Hi,

I wrote this query:

query = "UPDATE tablename SET status='$status' WHERE ckey='$ckey' LIMIT 1";

and when I run it, it says this:

You have an error in your SQL syntax near 'LIMIT 1' at line 1

Thanx in advance,
Ilir.

    LIMIT simply isn't a legal part of an UPDATE query. If your where-clause doesn't limit the udpate to exactly the row(s) you want to update, you're out of luck (maybe need to add a primary-key field after all, or be sure you retrieve the primary key and pass it around between scripts when setting up this query...)

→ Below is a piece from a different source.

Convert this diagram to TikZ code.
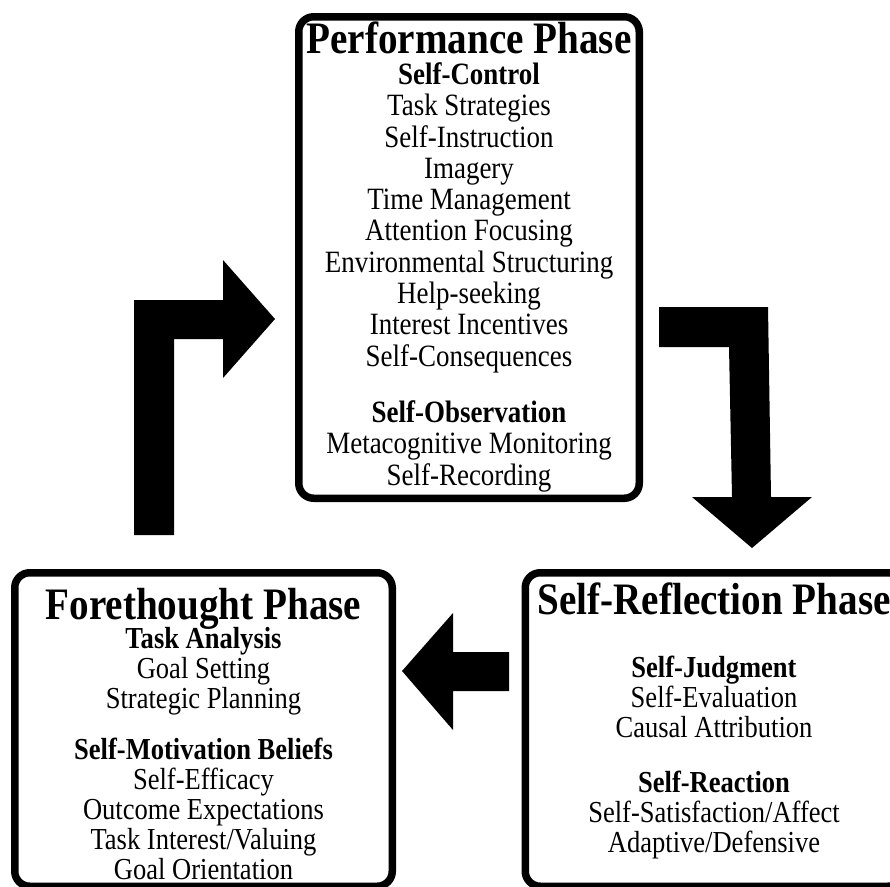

      Oh my, another MySql extension...

        Yeah, I tried using the mysql_escape_string() function but it warned that there is an "undefined function". Yes, I made sure my syntax was correct and it was exactly as in PHP's manual. Is this a new function (in a newer PHP 4 compiler) or is my server's PHP disconfigured???

        Thanx.

        Oh yeah, what would happen if I had removed the "LIMIT 1" from the query??? I don't think it would make A BIG DIFFERENCE (would it?).

        Thanks for your help. I appreciate it. I like the Open Source environment. 🙂

        Ilir.

          As far as I can tell it should not make a difference if ckey is a unique value (no two entries have the same value, even if it isn't set as a unique key).

          Are there any single quotes in $status or $ckey? If so, make sure you change the single quote into a double quote (' changed to '', two seperate single quotes), OR comment out the single quote with a backslash (' changed to \').

            is it related to the MySQL version?
            Since Manual claim that LIMIT at UPDATE statment only work in Version 3.23.
            I think you should check it out.